September 11 hijackers granted US visas in immigration blunder

The American government tonight faced embarrassment when a flight school where two of the September 11 hijackers trained received a letter saying they had been approved for visas.

The American government tonight faced embarrassment when a flight school where two of the September 11 hijackers trained received a letter saying they had been approved for visas.

Huffman International flying school was told former students Mohammed Atta, the ringleader of the September 11 hijacks, and fellow terrorist Marwan al-Shehhi had been allocated official student visas.

The letters, from the Immigration and Naturalisation Service (INS), arrived six months after the two men killed themselves and more than 3,000 others in the terrorist attacks which relied on their flying skills.

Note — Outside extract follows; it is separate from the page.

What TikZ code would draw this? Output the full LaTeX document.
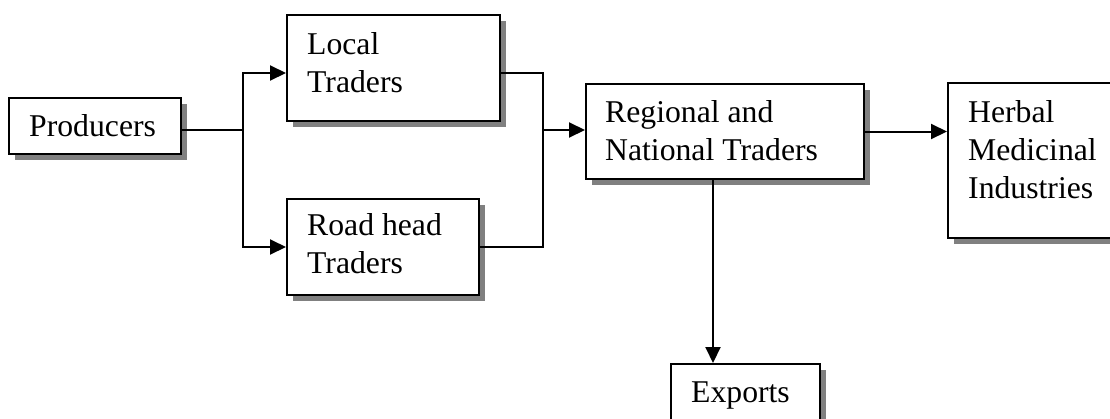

Stamps on the two letters, which were obtained by CNN, showed the INS had approved their applications for legal permission to remain in America on July 17, just under two months before they carried out their plan.

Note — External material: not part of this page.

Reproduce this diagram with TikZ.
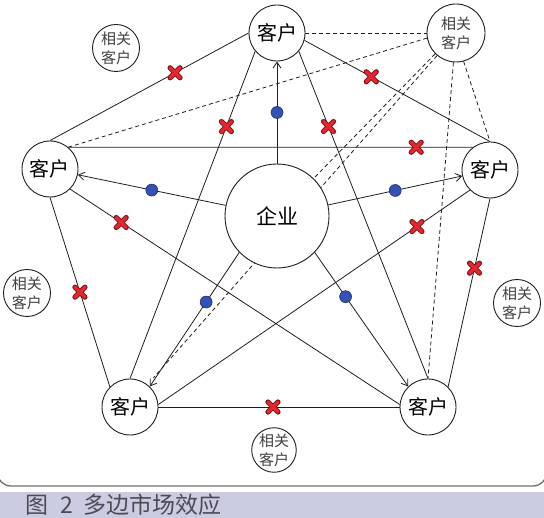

Tonight the INS claimed the bungling was due to an overloaded system which it is changing in the wake of the September 11 attacks - but offered no explanation as to why it took almost eight months for it to put the letters in the post.

Spokesman Russ Bergerun told CNN: ‘‘It is certainly embarrassing that the letters showed up at this date.

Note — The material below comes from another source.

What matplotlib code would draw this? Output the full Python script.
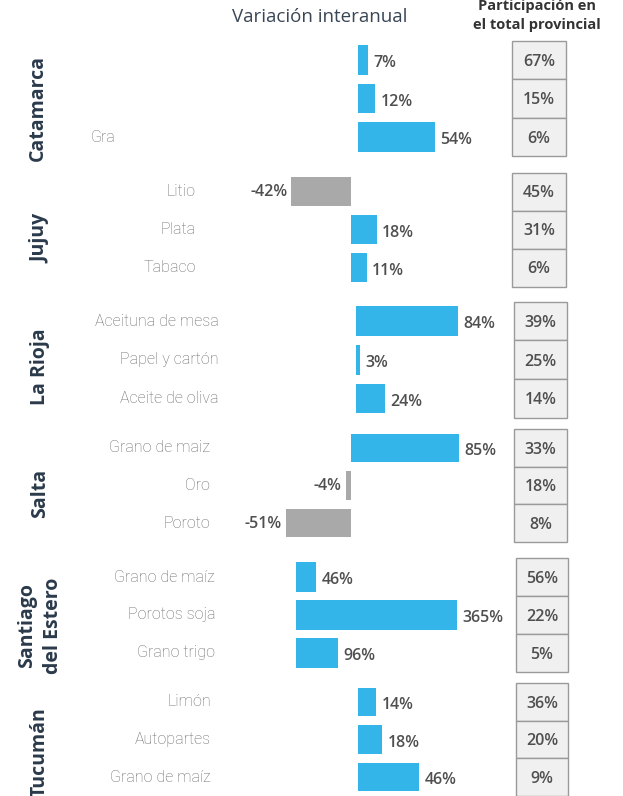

‘‘But it does serve to illustrate what we have been saying since 1995 - that the system for collecting information and tracking foreign students is antiquated, outdated, inaccurate and untimely.’’

Rudi Dekker, the owner of the flight school, said he was incredulous that the letters had arrived so long after the men’s deaths - and two and a half years since they had applied for the visas, in August 2000.

‘‘That is why we don’t understand why this has come in today and why this was not done a year ago,’’ he said.

Atta and al-Shehhi were able to train as pilots because people on tourist visas, which is how they entered the country, are allowed to study any course for up to 18 hours a week.

The INS is notorious for its inability to process visa applications on time.

America has millions of illegal immigrants who overstay tourist visas and work on student visas.